To complement the blurry-eyed direction, the picture quality is equally blurry. Most of it intentional, in the same way that Spielberg bleached out his canvas for “Minority Report.” Look for lots of grainy, metallic, iron-gray interior and exterior shots; lots of murky, gloomy spaces; lots of soft, obscurely lit scenes. Even the people in the film seem to have a sickly pallor about them, as though they, like the film stock, had been washed out. Of little compensation is the very ordinary 1.74:1 screen size, enhanced for 16×9 televisions.

The sound fares a little better than the picture in a Dolby Digital 5.1 surround configuration that places a good number of sonic effects in the rear channels. Unfortunately, the audio has a dynamic range so wide and a bass so loud and deep, it’s hard to know where to keep the volume set. Turn it up to hear the actors’ voices clearly and the next background noise will knock you out of your chair, if not damage your speakers. This condition begins with the opening credits, which are accompanied by a series of thunderously subterranean low notes that if not turned down will rattle dishes in the next building. It’s very wide ranging sound, indeed, and perhaps too much of a good thing for anyone interested in following the plot of the film via the spoken word. But since there isn’t much plot, anyway, maybe just enjoy the sound effects and music and forget about the actors’ conversation. However, I did like the well-placed surround noises, with plenty of things going bump in the night–scurrying feet, gunshots, dripping water, explosions, voices in crowds, rockets, and, of course, what passes for the inevitable helicopter of the future.

As for bonus items, there are only a few. The first is the most intriguing. It’s an original “Impostor” short film lasting thirty-seven minutes, made up of the beginning and concluding bits of footage from the “Impostor” film itself. I have no idea who made this short subject or why; there are no credits for it. But it makes for a better movie experience than the actual theatrical release because it trims all the excess fat and cuts right to the meat. Maybe it follows more closely the original Philip K. Dick short story, I don’t know. My colleague, Eddie Feng, tells me the short film was originally meant as one segment in a collection of three short films to be released as one movie, but the studio liked it so much they decided to expand it into a movie by itself. In any case, the half-hour version is worth a look on DVD. Then, there’s a twelve-minute featurette called “The Impostor Files,” which includes interviews with the filmmakers and behind-the-scenes shots of the filming. A few “Sneak Peeks” are next, six pan-and-scan trailers for other Buena Vista DVD releases, followed by a scant fifteen scene selections, and an “Impostor” trailer, again in pan-and-scan. English is the only spoken language provided, but there are Spanish subtitles and English captions for the hearing impaired.

Parting Shots:
I remember ex-champ George Foreman once remarking that no matter how good a boxer is, if he keeps on fighting, he will eventually lose. It’s the law of percentages. I suspect the same thing is at work with the stories of Philip K. Dick. If Hollywood keeps filming them, some of them are bound to be duds.

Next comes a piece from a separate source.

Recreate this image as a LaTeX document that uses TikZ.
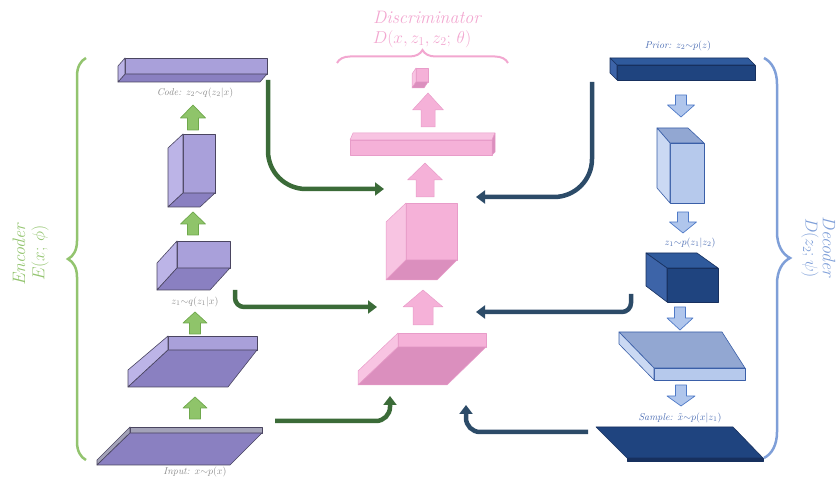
\documentclass[tikz,border=0pt]{standalone}
\usetikzlibrary{arrows.meta,decorations.pathreplacing}
\definecolor{encF}{HTML}{A9A0DA}
\definecolor{encD}{HTML}{8A80C1}
\definecolor{encL}{HTML}{BCB4E7}
\definecolor{encO}{HTML}{4A4560}
\definecolor{encS}{HTML}{A3A2B8}
\definecolor{pkF}{HTML}{F5B1D8}
\definecolor{pkL}{HTML}{F8C4E2}
\definecolor{pkD}{HTML}{DB8FBE}
\definecolor{pkO}{HTML}{E89CC9}
\definecolor{grF}{HTML}{8FC46A}
\definecolor{grO}{HTML}{6FA84C}
\definecolor{blF}{HTML}{B0C6EC}
\definecolor{blO}{HTML}{4F7AC7}
\definecolor{navF}{HTML}{1F447F}
\definecolor{navT}{HTML}{2F5A9C}
\definecolor{navL}{HTML}{3D64A8}
\definecolor{navO}{HTML}{17305E}
\definecolor{ltF}{HTML}{B6C9EC}
\definecolor{ltT}{HTML}{92A7D2}
\definecolor{ltL}{HTML}{CBD9F3}
\definecolor{ltO}{HTML}{3A5FA8}
\definecolor{encConn}{HTML}{3B6B38}
\definecolor{decConn}{HTML}{2C4B68}
\definecolor{encText}{HTML}{93C46F}
\definecolor{decText}{HTML}{7F9FD8}
\definecolor{pinkText}{HTML}{F2A7D0}
\definecolor{grayText}{HTML}{8C8C8C}
\definecolor{blueText}{HTML}{4A6CB3}
\newcommand\blockarrow[7]{% cx, tip y, head base y, tail y, half head, half shaft, style
  \filldraw[#7] (#1,#2) -- (#1+#5,#3) -- (#1+#6,#3) -- (#1+#6,#4) -- (#1-#6,#4) -- (#1-#6,#3) -- (#1-#5,#3) -- cycle;}
\tikzset{
  encface/.style={draw=encO, line width=0.6pt, line join=round},
  pkface/.style={draw=pkO, line width=0.5pt, line join=round},
  navface/.style={draw=navO, line width=0.6pt, line join=round},
  ltface/.style={draw=ltO, line width=0.6pt, line join=round},
  grarrow/.style={fill=grF, draw=grO, line width=0.7pt, line join=round},
  pkarrow/.style={fill=pkF, draw=pkO, line width=0.5pt, line join=round},
  blarrow/.style={fill=blF, draw=blO, line width=0.7pt, line join=round},
  encconn/.style={draw=encConn, line width=4.5pt, -{Triangle[width=13pt,length=9pt]}},
  decconn/.style={draw=decConn, line width=4.5pt, -{Triangle[width=13pt,length=9pt]}},
  graylabel/.style={text=grayText, font=\fontsize{10}{11}\selectfont\itshape, inner sep=0pt},
  bluelabel/.style={text=blueText, font=\fontsize{10}{11}\selectfont\itshape, inner sep=0pt},
  bigtitle/.style={font=\fontsize{18}{20}\selectfont\itshape, inner sep=0pt},
}
\begin{document}
\begin{tikzpicture}[x=1pt,y=-1pt]
\useasboundingbox (0,0) rectangle (839,478);
% ================= ENCODER =================
% code bar
\filldraw[encface, fill=encF] (125,58) rectangle (267,74);
\filldraw[encface, fill=encD] (125,74) -- (267,74) -- (260,82) -- (118,82) -- cycle;
\filldraw[encface, fill=encL] (125,58) -- (125,74) -- (118,82) -- (118,66) -- cycle;
\node[graylabel] (codelab) at (195,93) {Code: $z_2{\sim}q(z_2|x)$};
% tall box
\filldraw[encface, fill=encF] (183,134) rectangle (215,193);
\filldraw[encface, fill=encL] (183,134) -- (183,193) -- (168,207) -- (168,148) -- cycle;
\filldraw[encface, fill=encD] (183,193) -- (215,193) -- (200,207) -- (168,207) -- cycle;
% z1 cube
\filldraw[encface, fill=encF] (177,241) rectangle (230,268);
\filldraw[encface, fill=encL] (177,241) -- (177,268) -- (157,290) -- (157,263) -- cycle;
\filldraw[encface, fill=encD] (177,268) -- (230,268) -- (210,290) -- (157,290) -- cycle;
\node[graylabel] (z1lab) at (195,302) {$z_1{\sim}q(z_1|x)$};
% middle slab
\filldraw[encface, fill=encF] (168,336) rectangle (257,350);
\filldraw[encface, fill=encL] (168,336) -- (168,350) -- (128,387) -- (128,370) -- cycle;
\filldraw[encface, fill=encD] (168,350) -- (257,350) -- (228,387) -- (128,387) -- cycle;
% input slab
\filldraw[encface, fill=encS] (130,427) rectangle (262,433);
\filldraw[encface, fill=encS] (130,427) -- (130,433) -- (97,465) -- (97,460) -- cycle;
\filldraw[encface, fill=encD] (130,433) -- (262,433) -- (230,465) -- (97,465) -- cycle;
\node[graylabel] (inlab) at (195,472) {Input: $x{\sim}p(x)$};
% green arrows
\blockarrow{193}{105}{118}{130}{12.5}{5.5}{grarrow}
\blockarrow{193}{212}{224}{235}{12.5}{5.5}{grarrow}
\blockarrow{195}{312}{323}{334}{12}{5.5}{grarrow}
\blockarrow{195}{397}{408}{419}{12}{5.5}{grarrow}
% encoder brace and title
\draw[encText, line width=2.5pt, decorate, decoration={brace, amplitude=18pt}] (86,460) -- (86,58);
\node[bigtitle, text=encText, rotate=90] (encname) at (19,255) {Encoder};
\node[bigtitle, text=encText, rotate=90] (encfun) at (40,253) {$E(x;\,\phi)$};
% ================= DISCRIMINATOR =================
\node[bigtitle, text=pinkText] (discname) at (427,17) {Discriminator};
\node[bigtitle, text=pinkText] (discfun) at (422,39) {$D(x, z_1, z_2;\,\theta)$};
\draw[pinkText, line width=2pt, decorate, decoration={brace, amplitude=13pt}] (337,63) -- (508,63);
% small cube
\filldraw[pkface, fill=pkF] (416,68) rectangle (428,82);
\filldraw[pkface, fill=pkL] (416,68) -- (416,82) -- (412,88) -- (412,74) -- cycle;
\filldraw[pkface, fill=pkD] (416,82) -- (428,82) -- (424,88) -- (412,88) -- cycle;
% long bar
\filldraw[pkface, fill=pkL] (353,133) -- (495,133) -- (492,140) -- (350,140) -- cycle;
\filldraw[pkface, fill=pkF] (350,140) rectangle (492,155);
\filldraw[pkface, fill=pkD] (492,140) -- (495,133) -- (495,152) -- (492,155) -- cycle;
% cube
\filldraw[pkface, fill=pkF] (406,203) rectangle (457,260);
\filldraw[pkface, fill=pkL] (406,203) -- (406,260) -- (386,280) -- (386,222) -- cycle;
\filldraw[pkface, fill=pkD] (406,260) -- (457,260) -- (437,280) -- (386,280) -- cycle;
% slab
\filldraw[pkface, fill=pkF] (398,333) rectangle (486,347);
\filldraw[pkface, fill=pkL] (398,333) -- (398,347) -- (358,385) -- (358,371) -- cycle;
\filldraw[pkface, fill=pkD] (398,347) -- (486,347) -- (447,385) -- (358,385) -- cycle;
% pink arrows
\blockarrow{428}{93}{110}{127}{15.5}{7}{pkarrow}
\blockarrow{425}{163}{180}{197}{17.5}{9}{pkarrow}
\blockarrow{423}{290}{307}{325}{20}{10}{pkarrow}
% ================= DECODER =================
\node[bluelabel] (priorlab) at (678,46) {Prior: $z_2{\sim}p(z)$};
% prior bar
\filldraw[navface, fill=navT] (610,58) -- (748,58) -- (755,65) -- (617,65) -- cycle;
\filldraw[navface, fill=navF] (617,65) rectangle (755,80);
\filldraw[navface, fill=navL] (610,58) -- (617,65) -- (617,80) -- (610,73) -- cycle;
% tall box
\filldraw[ltface, fill=ltT] (657,128) -- (688,128) -- (704,143) -- (670,143) -- cycle;
\filldraw[ltface, fill=ltF] (670,143) rectangle (704,203);
\filldraw[ltface, fill=ltL] (657,128) -- (670,143) -- (670,203) -- (657,188) -- cycle;
\node[bluelabel] (z1plab) at (690,243) {$z_1{\sim}p(z_1|z_2)$};
% dark cube
\filldraw[navface, fill=navT] (646,253) -- (697,253) -- (718,268) -- (667,268) -- cycle;
\filldraw[navface, fill=navF] (667,268) rectangle (718,302);
\filldraw[navface, fill=navL] (646,253) -- (667,268) -- (667,302) -- (646,286) -- cycle;
% light slab
\filldraw[ltface, fill=ltT] (619,332) -- (722,332) -- (745,368) -- (654,368) -- cycle;
\filldraw[ltface, fill=ltF] (654,368) rectangle (745,380);
\filldraw[ltface, fill=ltL] (619,332) -- (654,368) -- (654,380) -- (619,344) -- cycle;
\node[bluelabel] (samplab) at (680,418) {Sample: $\tilde{x}{\sim}p(x|z_1)$};
% sample slab
\filldraw[navface, fill=navF] (596,427) -- (733,427) -- (763,458) -- (627,458) -- cycle;
\filldraw[navface, fill=navO] (627,458) -- (763,458) -- (763,461) -- (627,461) -- cycle;
% blue arrows
\blockarrow{681}{117}{105}{95}{13.5}{5.5}{blarrow}
\blockarrow{683}{233}{222}{212}{13.5}{5.5}{blarrow}
\blockarrow{680}{330}{318}{307}{13}{5.5}{blarrow}
\blockarrow{681}{406}{396}{385}{14}{5.5}{blarrow}
% decoder brace and title
\draw[decText, line width=2.5pt, decorate, decoration={brace, amplitude=26pt}] (764,58) -- (764,458);
\node[bigtitle, text=decText, rotate=-90] (decname) at (829,247) {Decoder};
\node[bigtitle, text=decText, rotate=-90] (decfun) at (810,248) {$D(z_2;\psi)$};
% ================= CONNECTORS =================
\coordinate (c1s) at (268,80);
\coordinate (c1e) at (384,189);
\coordinate (c2s) at (235,290);
\coordinate (c2e) at (377,307);
\coordinate (c3s) at (275,421);
\coordinate (c3e) at (390,396);
\coordinate (c4s) at (592,82);
\coordinate (c4e) at (476,197);
\coordinate (c5s) at (631,294);
\coordinate (c5e) at (476,312);
\coordinate (c6s) at (588,432);
\coordinate (c6e) at (466,405);
\draw[encconn, rounded corners=38pt] (c1s) |- (c1e);
\draw[encconn, rounded corners=9pt] (c2s) |- (c2e);
\draw[encconn, rounded corners=14pt] (c3s) -| (c3e);
\draw[decconn, rounded corners=38pt] (c4s) |- (c4e);
\draw[decconn, rounded corners=9pt] (c5s) |- (c5e);
\draw[decconn, rounded corners=14pt] (c6s) -| (c6e);
\end{tikzpicture}
\end{document}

If you’re really a P. K. Dick fan and have already bought his other films on disc, you may want to get this one if only to complete your collection. But if you’re interested in GOOD Philip K. Dick science fiction, I’d go for “Blade Runner,” “Total Recall,” or “Minority Report.” “Impostor” is a wearying affair that pales in comparison to these other Dick movies; indeed, “Impostor” seems better suited to late-night viewing on the Sci-Fi Channel than to serious and repeated watching on DVD. Accept no Philip K. Dick substitutes: “Impostor” is an impostor.